Stated goal -> Exactly as written, retype the listing below, omitting the pictures.

Material provided ->
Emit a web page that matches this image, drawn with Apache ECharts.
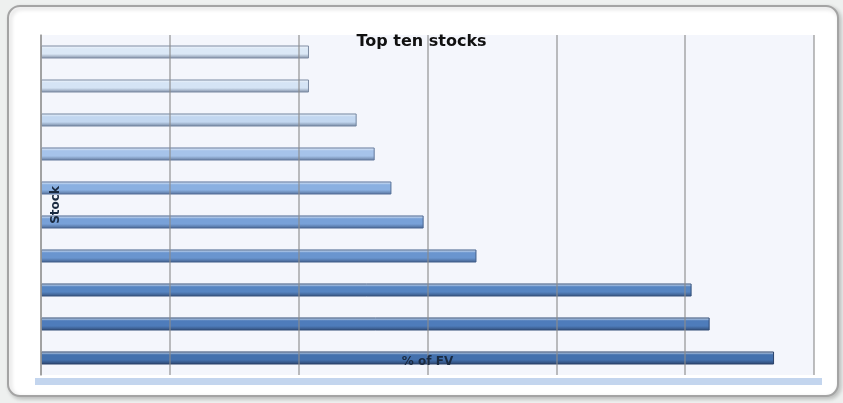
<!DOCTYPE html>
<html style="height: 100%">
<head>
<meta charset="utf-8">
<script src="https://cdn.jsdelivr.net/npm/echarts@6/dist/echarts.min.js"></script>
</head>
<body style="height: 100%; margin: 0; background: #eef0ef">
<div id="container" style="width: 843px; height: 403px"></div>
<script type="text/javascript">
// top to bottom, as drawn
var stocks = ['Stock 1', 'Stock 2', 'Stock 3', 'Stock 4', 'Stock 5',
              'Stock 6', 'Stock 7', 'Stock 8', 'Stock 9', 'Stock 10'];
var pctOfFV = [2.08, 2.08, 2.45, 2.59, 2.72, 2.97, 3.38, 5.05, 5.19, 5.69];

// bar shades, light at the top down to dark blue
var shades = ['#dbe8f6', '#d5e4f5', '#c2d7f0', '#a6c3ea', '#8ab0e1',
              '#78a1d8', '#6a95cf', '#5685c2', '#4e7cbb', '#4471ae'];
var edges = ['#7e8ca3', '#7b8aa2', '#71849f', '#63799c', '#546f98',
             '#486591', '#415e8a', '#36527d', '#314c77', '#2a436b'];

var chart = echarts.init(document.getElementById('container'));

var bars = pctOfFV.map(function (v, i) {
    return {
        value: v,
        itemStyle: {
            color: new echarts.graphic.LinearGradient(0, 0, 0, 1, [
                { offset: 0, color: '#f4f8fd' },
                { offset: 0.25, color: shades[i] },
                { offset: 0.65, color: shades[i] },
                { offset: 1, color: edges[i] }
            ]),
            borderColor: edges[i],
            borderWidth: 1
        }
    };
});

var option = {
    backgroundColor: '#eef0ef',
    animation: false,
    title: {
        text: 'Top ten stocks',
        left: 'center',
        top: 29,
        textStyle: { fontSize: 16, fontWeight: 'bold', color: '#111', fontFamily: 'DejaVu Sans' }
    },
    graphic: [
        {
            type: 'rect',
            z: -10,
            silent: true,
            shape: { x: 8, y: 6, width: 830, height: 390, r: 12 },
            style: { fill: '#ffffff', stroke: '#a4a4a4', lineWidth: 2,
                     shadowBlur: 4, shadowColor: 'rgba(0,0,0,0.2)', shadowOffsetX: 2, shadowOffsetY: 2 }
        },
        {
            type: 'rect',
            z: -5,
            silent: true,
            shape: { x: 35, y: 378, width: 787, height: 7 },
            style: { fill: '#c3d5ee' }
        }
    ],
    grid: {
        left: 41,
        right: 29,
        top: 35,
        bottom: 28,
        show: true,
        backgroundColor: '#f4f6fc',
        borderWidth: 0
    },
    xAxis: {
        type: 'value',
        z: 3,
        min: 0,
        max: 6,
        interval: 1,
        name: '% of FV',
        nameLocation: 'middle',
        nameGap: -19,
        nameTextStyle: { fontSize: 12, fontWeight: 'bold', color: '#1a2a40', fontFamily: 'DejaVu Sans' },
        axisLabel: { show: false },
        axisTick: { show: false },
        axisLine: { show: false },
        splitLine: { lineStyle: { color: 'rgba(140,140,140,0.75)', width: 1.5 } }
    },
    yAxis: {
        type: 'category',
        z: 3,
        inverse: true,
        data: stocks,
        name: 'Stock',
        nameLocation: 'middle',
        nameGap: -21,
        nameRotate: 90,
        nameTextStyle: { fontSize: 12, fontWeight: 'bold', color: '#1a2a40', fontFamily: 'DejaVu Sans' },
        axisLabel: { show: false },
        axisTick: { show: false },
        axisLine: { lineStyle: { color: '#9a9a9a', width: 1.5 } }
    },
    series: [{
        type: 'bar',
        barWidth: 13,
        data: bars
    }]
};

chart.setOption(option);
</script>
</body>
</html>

Correct response ->
Emit a web page that matches this image, drawn with Apache ECharts.
<!DOCTYPE html>
<html style="height: 100%">
<head>
<meta charset="utf-8">
<script src="https://cdn.jsdelivr.net/npm/echarts@6/dist/echarts.min.js"></script>
</head>
<body style="height: 100%; margin: 0; background: #eef0ef">
<div id="container" style="width: 843px; height: 403px"></div>
<script type="text/javascript">
// top to bottom, as drawn
var stocks = ['Stock 1', 'Stock 2', 'Stock 3', 'Stock 4', 'Stock 5',
              'Stock 6', 'Stock 7', 'Stock 8', 'Stock 9', 'Stock 10'];
var pctOfFV = [2.08, 2.08, 2.45, 2.59, 2.72, 2.97, 3.38, 5.05, 5.19, 5.69];

// bar shades, light at the top down to dark blue
var shades = ['#dbe8f6', '#d5e4f5', '#c2d7f0', '#a6c3ea', '#8ab0e1',
              '#78a1d8', '#6a95cf', '#5685c2', '#4e7cbb', '#4471ae'];
var edges = ['#7e8ca3', '#7b8aa2', '#71849f', '#63799c', '#546f98',
             '#486591', '#415e8a', '#36527d', '#314c77', '#2a436b'];

var chart = echarts.init(document.getElementById('container'));

var bars = pctOfFV.map(function (v, i) {
    return {
        value: v,
        itemStyle: {
            color: new echarts.graphic.LinearGradient(0, 0, 0, 1, [
                { offset: 0, color: '#f4f8fd' },
                { offset: 0.25, color: shades[i] },
                { offset: 0.65, color: shades[i] },
                { offset: 1, color: edges[i] }
            ]),
            borderColor: edges[i],
            borderWidth: 1
        }
    };
});

var option = {
    backgroundColor: '#eef0ef',
    animation: false,
    title: {
        text: 'Top ten stocks',
        left: 'center',
        top: 29,
        textStyle: { fontSize: 16, fontWeight: 'bold', color: '#111', fontFamily: 'DejaVu Sans' }
    },
    graphic: [
        {
            type: 'rect',
            z: -10,
            silent: true,
            shape: { x: 8, y: 6, width: 830, height: 390, r: 12 },
            style: { fill: '#ffffff', stroke: '#a4a4a4', lineWidth: 2,
                     shadowBlur: 4, shadowColor: 'rgba(0,0,0,0.2)', shadowOffsetX: 2, shadowOffsetY: 2 }
        },
        {
            type: 'rect',
            z: -5,
            silent: true,
            shape: { x: 35, y: 378, width: 787, height: 7 },
            style: { fill: '#c3d5ee' }
        }
    ],
    grid: {
        left: 41,
        right: 29,
        top: 35,
        bottom: 28,
        show: true,
        backgroundColor: '#f4f6fc',
        borderWidth: 0
    },
    xAxis: {
        type: 'value',
        z: 3,
        min: 0,
        max: 6,
        interval: 1,
        name: '% of FV',
        nameLocation: 'middle',
        nameGap: -19,
        nameTextStyle: { fontSize: 12, fontWeight: 'bold', color: '#1a2a40', fontFamily: 'DejaVu Sans' },
        axisLabel: { show: false },
        axisTick: { show: false },
        axisLine: { show: false },
        splitLine: { lineStyle: { color: 'rgba(140,140,140,0.75)', width: 1.5 } }
    },
    yAxis: {
        type: 'category',
        z: 3,
        inverse: true,
        data: stocks,
        name: 'Stock',
        nameLocation: 'middle',
        nameGap: -21,
        nameRotate: 90,
        nameTextStyle: { fontSize: 12, fontWeight: 'bold', color: '#1a2a40', fontFamily: 'DejaVu Sans' },
        axisLabel: { show: false },
        axisTick: { show: false },
        axisLine: { lineStyle: { color: '#9a9a9a', width: 1.5 } }
    },
    series: [{
        type: 'bar',
        barWidth: 13,
        data: bars
    }]
};

chart.setOption(option);
</script>
</body>
</html>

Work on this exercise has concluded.